Water-Body Detection in Sentinel-1 SAR Images with DK-CO Network

Abstract

Synthetic Aperture Radar (SAR) is an active microwave sensor with all-day/night and all-weather detection capability, which is crucial for detecting surface water resources. Surface water-body such as rivers, lakes, reservoirs, and ponds usually appear as dark areas in SAR images. Accurate and automated extraction of these water bodies can provide valuable data for the management and strategic planning of surface water resources and effectively help prevent and control drought and flood disasters. However, most deep learning-based methods rely on manually labeled samples for model training and testing, which is inefficient and may introduce errors. To address this problem, this paper proposes a novel water-body detection method that combines optimization algorithms and deep learning techniques to automate water-body label extraction and improve the accuracy of water-body detection. First, this paper uses a swarm intelligence optimization algorithm, Dung Beetle Optimizer (DBO), to optimize the initial cluster center of the K-means clustering algorithm, which is called the DBO-K-means (DK) method. The DK method divides the training images into four categories and extracts the water bodies in them to generate the water-body labels required for deep learning model training and testing, and the whole process does not require human intervention.

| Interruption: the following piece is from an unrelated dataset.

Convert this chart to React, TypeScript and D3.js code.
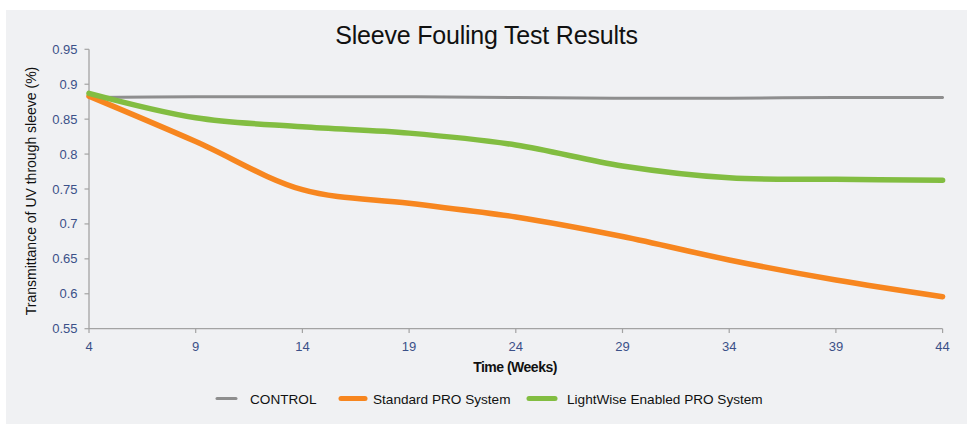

Then, the labels generated by DK and training data set images are fed into the Classifier–Optimizer (CO) for training. The classifier performs a dense classification task at the pixel level, resulting in an initial result image with blurred boundaries of the water body. Then, the optimizer takes this preliminary result image and the original SAR image as input, performs fine-grained optimization on the preliminary result, and finally generates a result image with a clear water-body boundary. Finally, we evaluated the accuracy of water-body detection using multiple performance indicators including ACC, precision, F1-Score, recall, and Kappa coefficient. The results show that the values of all indicators exceed 93%, which demonstrates the high accuracy and reliability of our proposed water-body detection method. Overall, this paper presents a novel DK-based approach that improves the automation and accuracy of deep learning methods for detecting water bodies in SAR images by enabling automatic sample extraction and optimization of deep learning models.